Эта самая Линнетт, помимо того, что она украла у меня мужа и была на двадцать лет моложе меня, ужасно раздражала меня своим снобизмом. Кем, собственно говоря, она себя считает? Ничего особенного в ней нет. У меня даже были серьезные сомнения в том, что ее действительно зовут Линнетт. Я подозревала, что ее настоящее имя – Линн, а окончание она добавила, чтобы казаться миленькой малышкой. Она работала медсестрой в частной больнице и никогда не упускала возможности упомянуть об этом в разговоре, как будто это выгодно отличало ее от нас, жалких рабов государственной системы здравоохранения. Если судить по ее словам, можно было подумать, что она лично проводит там все операции.
– Ах ты, бедняжка! – сказала она, узнав о моих частых поездках в Вестерхэмскую больницу, пытаясь тоном выразить свое сомнение, что кто-то может от чего-то вылечиться в таких условиях. – Если бы ты могла себе позволить частную клинику!
Ну а я не могу. Даже для кота.
– Я насчет кота, – сказала я Полу, не желая ходить вокруг да около. – Он болен.
– Это серьезно?
Глупо, смехотворно, но глаза мои наполнились слезами. Вечно одна и та же история, когда я разговариваю с Полом о таких вещах. Когда Люси сломала запястье, упав с лестницы в ночном клубе. Когда Викторию срочно увезли в больницу с аппендицитом. Когда в ванной прорвало трубу и в гостиной обвалился потолок. Со мной все было в порядке, я держалась, я не разваливалась на кусочки до тех пор, пока я не слышала его голос. Густой, сильный, всегда обнадеживающий, он в таких ситуациях звучал так, будто мы ему до сих пор небезразличны. Как же мне хотелось толкнуть его в грудь и заорать: «Если мы тебе небезразличны, почему ты ушел?! Почему, почему, почему ты не возвращаешься?!»
Но, разумеется, он беспокоился не обо мне. О сломанном запястье Люси, об операции Виктории, о потолке в гостиной, о заболевшем коте. Ко мне все это не имело никакого отношения.
– Как будто довольно серьезно, – проговорила я, проглотив слезы. – Что-то с почками. Ветеринар положил его под капельницу…
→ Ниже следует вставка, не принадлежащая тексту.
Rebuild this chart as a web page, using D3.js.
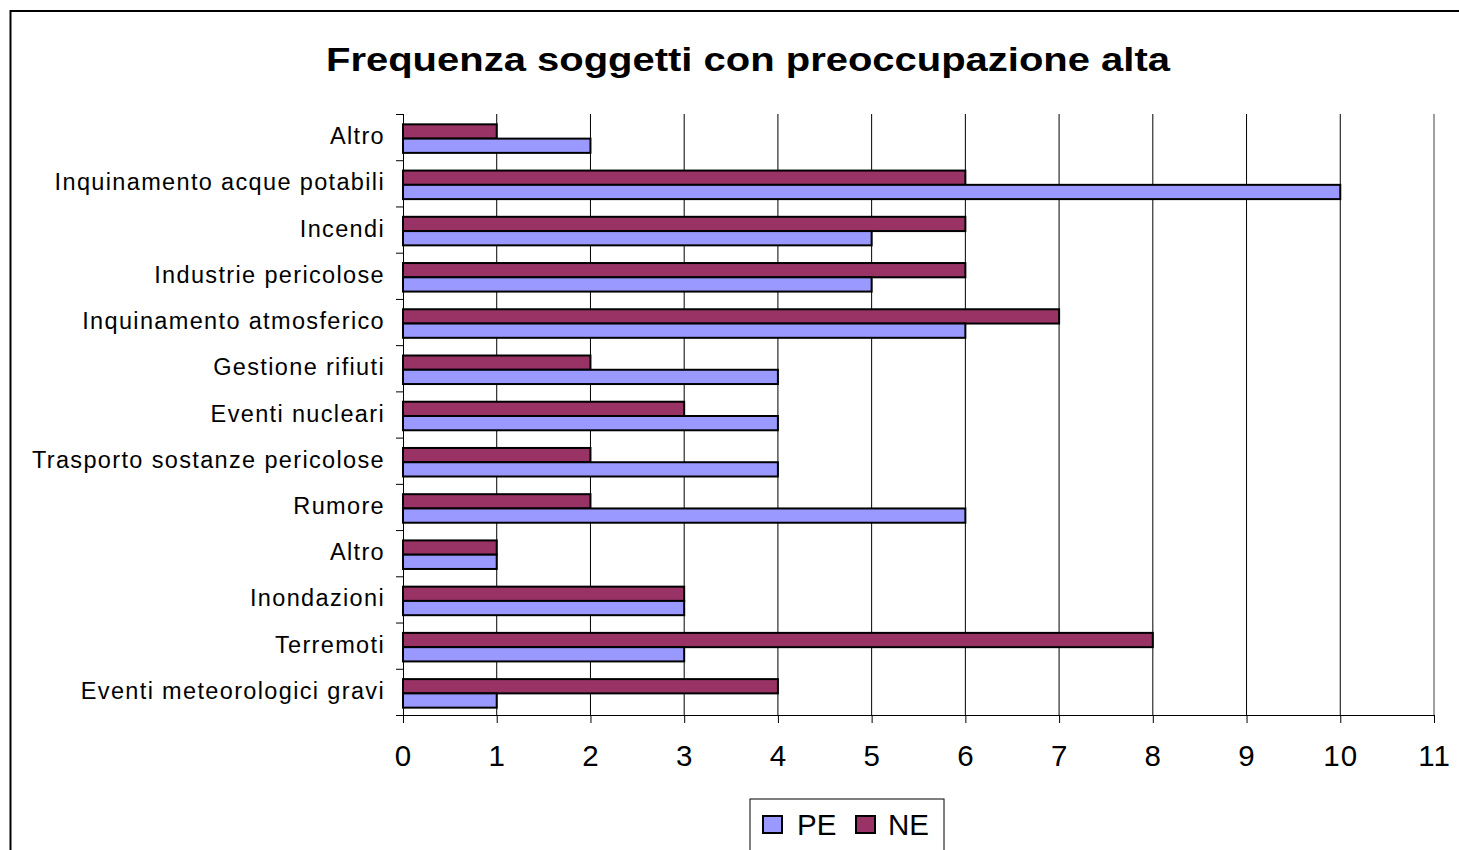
<!DOCTYPE html>
<html><head><meta charset="utf-8">
<script src="https://cdn.jsdelivr.net/npm/d3@7"></script>
<style>html,body{margin:0;padding:0;background:#fff;overflow:hidden}</style>
</head><body>
<svg id="c" width="1459" height="850"></svg>
<script>
// Categories listed top to bottom
const categories = ["Altro","Inquinamento acque potabili","Incendi","Industrie pericolose","Inquinamento atmosferico","Gestione rifiuti","Eventi nucleari","Trasporto sostanze pericolose","Rumore","Altro","Inondazioni","Terremoti","Eventi meteorologici gravi"];
const peValues = [2,10,5,5,6,4,4,4,6,1,3,3,1];
const neValues = [1,6,6,6,7,2,3,2,2,1,3,8,4];
const seriesNames = ["PE","NE"];
const xTicks = [0,1,2,3,4,5,6,7,8,9,10,11];
const title = "Frequenza soggetti con preoccupazione alta";

(function(){
const colors = {PE:"#9999FF", NE:"#993366"};
const svg = d3.select("#c");
const font = "'Liberation Sans', Arial, sans-serif";

// outer frame
svg.append("rect").attr("x",10.5).attr("y",11).attr("width",1470).attr("height",860)
  .attr("fill","none").attr("stroke","#000").attr("stroke-width",2);

svg.append("text").attr("x",326).attr("y",71)
  .attr("font-family",font).attr("font-weight","bold").attr("font-size",33)
  .attr("textLength",844).attr("lengthAdjust","spacingAndGlyphs")
  .text(title);

const pL=403, pR=1434, pT=114, pB=715;
const x = d3.scaleLinear().domain([0,11]).range([pL,pR]);
const y = d3.scaleBand().domain(categories.map((d,i)=>i)).range([pT,pB]);
const bw = y.bandwidth();
const inner = d3.scaleBand().domain(["NE","PE"]).range([1.5,bw+1.5]).paddingInner(0).paddingOuter(0.62);

// gridlines
svg.append("g").selectAll("line").data(xTicks.filter(d=>d>0)).join("line")
  .attr("x1",d=>x(d)).attr("x2",d=>x(d)).attr("y1",pT).attr("y2",pB)
  .attr("stroke",d=>d===11?"#808080":"#000").attr("stroke-width",d=>d===11?1.5:1);

// bars
const rows = categories.map((c,i)=>({i, PE:peValues[i], NE:neValues[i]}));
const g = svg.append("g");
["NE","PE"].forEach(s=>{
  g.selectAll("rect."+s).data(rows).join("rect").attr("class",s)
    .attr("x",x(0)).attr("y",d=>y(d.i)+inner(s))
    .attr("width",d=>x(d[s])-x(0)).attr("height",inner.bandwidth())
    .attr("fill",colors[s]).attr("stroke","#000").attr("stroke-width",2);
});

// axes
const xAxis = d3.axisBottom(x).tickValues(xTicks).tickSize(8).tickPadding(22).tickSizeOuter(0);
const ax = svg.append("g").attr("transform",`translate(0,${pB})`).call(xAxis);
ax.select(".domain").remove();
ax.selectAll(".tick line").attr("stroke","#000");
ax.selectAll("text").attr("font-family",font).attr("font-size",29.5).attr("letter-spacing","1px").attr("fill","#000");
svg.append("line").attr("x1",pL).attr("x2",pR).attr("y1",pB+0.5).attr("y2",pB+0.5).attr("stroke","#000");

svg.append("line").attr("x1",pL+0.5).attr("x2",pL+0.5).attr("y1",pT).attr("y2",pB+8).attr("stroke","#000");
// category boundary ticks
const bounds = d3.range(categories.length+1).map(k=>pT + k*y.step());
svg.append("g").selectAll("line").data(bounds).join("line")
  .attr("x1",pL-7).attr("x2",pL).attr("y1",d=>d+0.5).attr("y2",d=>d+0.5).attr("stroke","#000");
svg.append("g").selectAll("text").data(categories).join("text")
  .attr("x",385).attr("y",(d,i)=>y(i)+bw/2).attr("dy","0.3em")
  .attr("text-anchor","end").attr("font-family",font).attr("font-size",23.5)
  .attr("letter-spacing","1.35px").attr("fill","#000")
  .text(d=>d);

// legend
const lg = svg.append("g");
lg.append("rect").attr("x",750).attr("y",799).attr("width",194).attr("height",70)
  .attr("fill","#fff").attr("stroke","#000").attr("stroke-width",1);
const legX = {PE:[763,797], NE:[856,888]};
seriesNames.forEach(s=>{
  lg.append("rect").attr("x",legX[s][0]).attr("y",816).attr("width",19).attr("height",17)
    .attr("fill",colors[s]).attr("stroke","#000").attr("stroke-width",2);
  lg.append("text").attr("x",legX[s][1]).attr("y",835).attr("font-family",font).attr("font-size",29.5)
    .attr("fill","#000").text(s);
});
})();
</script>
</body></html>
– Бедняга Кексик. Несчастный малыш. Девочки, наверное, расстроились.
И я тоже! Я тоже чертовски расстроилась! Утешь меня! Позаботься обо мне! Вернись ко мне!
– Да. Он, конечно, постарел, но все равно…
– И что говорит ветеринар, есть надежда? Он выкарабкается?
– Он говорит, что положение стабилизировалось. Но ему придется принимать лекарства до конца жизни. – Последнюю фразу я произнесла очень быстро, чтобы она не казалась такой неприятной.
– Конечно, все, что потребуется. Ради бога. Мы не можем позволить ему умереть. Бедный, бедный малыш.
– Я знаю. Зря я не купила для него страховку.
Семья из телевизионной рекламы со своими очаровательными детьми и пышущим здоровьем лабрадором возникла передо мной словно наяву, и все они показывали мне средний палец.
– Тебе нужно помочь оплатить счета от ветеринара, – прозаично констатировал Пол.
Это бесило меня. Меня бесило, что он знал, зачем я звоню. Не за сочувствием, не для того, чтобы сообщить ему о болезни кота, а потому, что мне нужны деньги.